In sostanza, ipotizzo che il programma di Syriza sia stato redatto in forma crittata: sarebbe deficitario e “incompleto” per un preciso calcolo dei suoi estensori. Si dirà che siamo di fronte ad un azzardo, e così è; è lecito aggiungere che le chance di riuscita sono ridottissime, in primo luogo perché gli esiti delle elezioni di fine gennaio potrebbero essere determinate ancora una volta da azioni di psyops (e allora il progetto abortirebbe sul nascere), in secundis perché mancano garanzie che, anche nell’ipotesi di un successo non risicato, l’esempio elettorale greco venga imitato altrove5. Questo senza contare la possibilità che UE, cancellerie e mercati reagiscano con un’immediata demonizzazione (la reductio ad Hitlerum descritta da Diego Fusaro è ormai un meccanismo oliato, di facile attuazione) o, senza tanti strepiti, non riconoscano semplicemente in Tsipras un interlocutore, anticipando le sue decisioni. Una cacciata senza preavviso dall’euro darebbe scacco matto al nuovo governo ellenico, condannandolo a vita breve e stentata.
In breve, Tsipras cammina su di un filo teso nel vuoto: la cosa non può lasciarci indifferenti, perché una sua eventuale caduta affretterebbe la nostra. Accantoniamo i dubbi, che reputo assolutamente legittimi, e facciamo il possibile per sostenerlo in quest’impari battaglia.
2 Che però, a differenza della destra apertamente conservatrice, perde colpi ovunque, fuorché (per il momento) in Italia: sul lungo periodo i cittadini europei paiono preferire l’inflessibilità dei “moderati” al dolciastro, ipocrita “senso di responsabilità” degli pseudosocialisti, umanitari solo a parole.
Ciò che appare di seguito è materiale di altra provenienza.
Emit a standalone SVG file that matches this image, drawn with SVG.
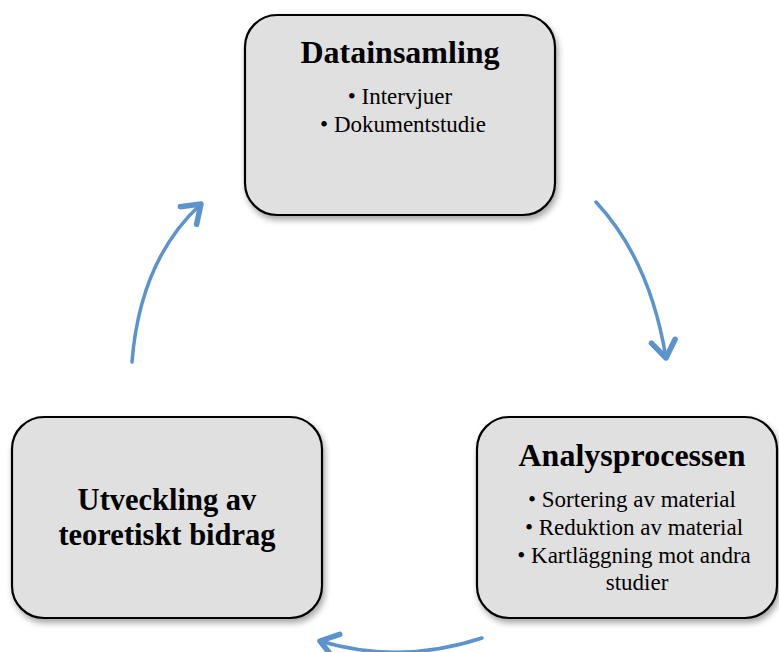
<svg xmlns="http://www.w3.org/2000/svg" width="779" height="652" viewBox="0 0 779 652">
<style>
.box{fill:#e0e0e0;stroke:#000;stroke-width:2.2}
.t{font-family:"Liberation Serif","Times New Roman",serif;fill:#000;text-anchor:middle}
.h{font-weight:bold;font-size:32px}
.h2{font-weight:bold;font-size:30.5px}
.b{font-size:23px}
.arc{fill:none;stroke:#5b93cc;stroke-width:3.5;stroke-linecap:round}
</style>
<defs>
<filter id="sh" x="-10%" y="-10%" width="125%" height="130%">
<feDropShadow dx="2" dy="4" stdDeviation="3" flood-color="#000" flood-opacity="0.35"/>
</filter>
<marker id="ah" markerUnits="userSpaceOnUse" markerWidth="40" markerHeight="40" viewBox="-30 -20 40 40" refX="0" refY="0" orient="auto">
<path d="M-17,-12 L0,0 L-17,12" fill="none" stroke="#5b93cc" stroke-width="5.5" stroke-linecap="round" stroke-linejoin="round"/>
</marker>
</defs>
<rect width="779" height="652" fill="#fff"/>
<g id="connectors">
<path class="arc" d="M596,202 Q650,260 666,358" marker-end="url(#ah)"/>
<path class="arc" d="M482,638 Q400,665 320,641" marker-end="url(#ah)"/>
<path class="arc" d="M132,362 Q140,260 201,204" marker-end="url(#ah)"/>
</g>
<g id="node-datainsamling">
<rect class="box" x="245" y="15" width="310" height="200" rx="32" filter="url(#sh)"/>
<text class="t h" x="400" y="63">Datainsamling</text>
<text class="t b" x="400" y="104">• Intervjuer</text>
<text class="t b" x="403" y="132">• Dokumentstudie</text>
</g>
<g id="node-analysprocessen">
<rect class="box" x="477" y="417" width="300" height="201" rx="32" filter="url(#sh)"/>
<text class="t h" x="632" y="466">Analysprocessen</text>
<text class="t b" x="632" y="507">• Sortering av material</text>
<text class="t b" x="634" y="535">• Reduktion av material</text>
<text class="t b" x="634" y="563">• Kartläggning mot andra</text>
<text class="t b" x="637" y="590">studier</text>
</g>
<g id="node-utveckling">
<rect class="box" x="12" y="417" width="310" height="201" rx="32" filter="url(#sh)"/>
<text class="t h2" x="167" y="510">Utveckling av</text>
<text class="t h2" x="167" y="545">teoretiskt bidrag</text>
</g>
</svg>
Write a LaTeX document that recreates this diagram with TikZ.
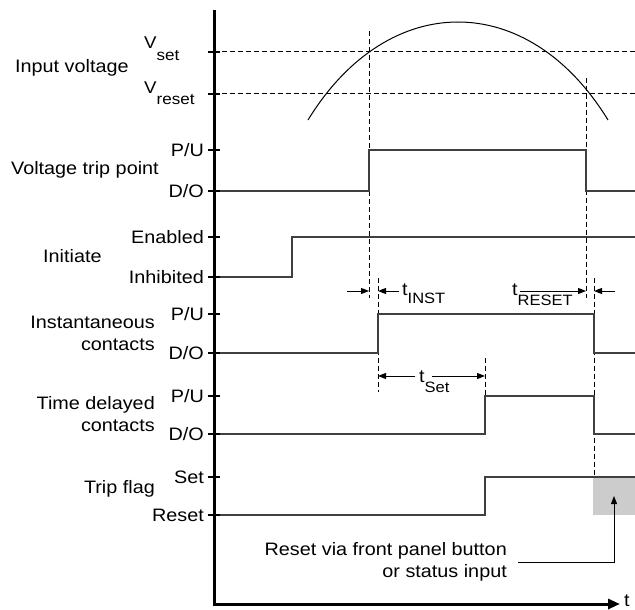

3 L’ultima testimonianza viene dalla trasmissione radiofonica Inviato speciale che documentava, qualche giorno fa, la disperazione di commercianti e pescivendoli ateniesi cui, la vigilia di Natale, non è bastato dimezzare in pochi minuti il prezzo di gamberoni, agnelli e tacchini per attrarre una “clientela” attenta oramai al centesimo.
5
In virtù del fatto che nella corsa all’immiserimento gli altri
concorrenti sono ancora nettamente alle spalle della lepre ellenica.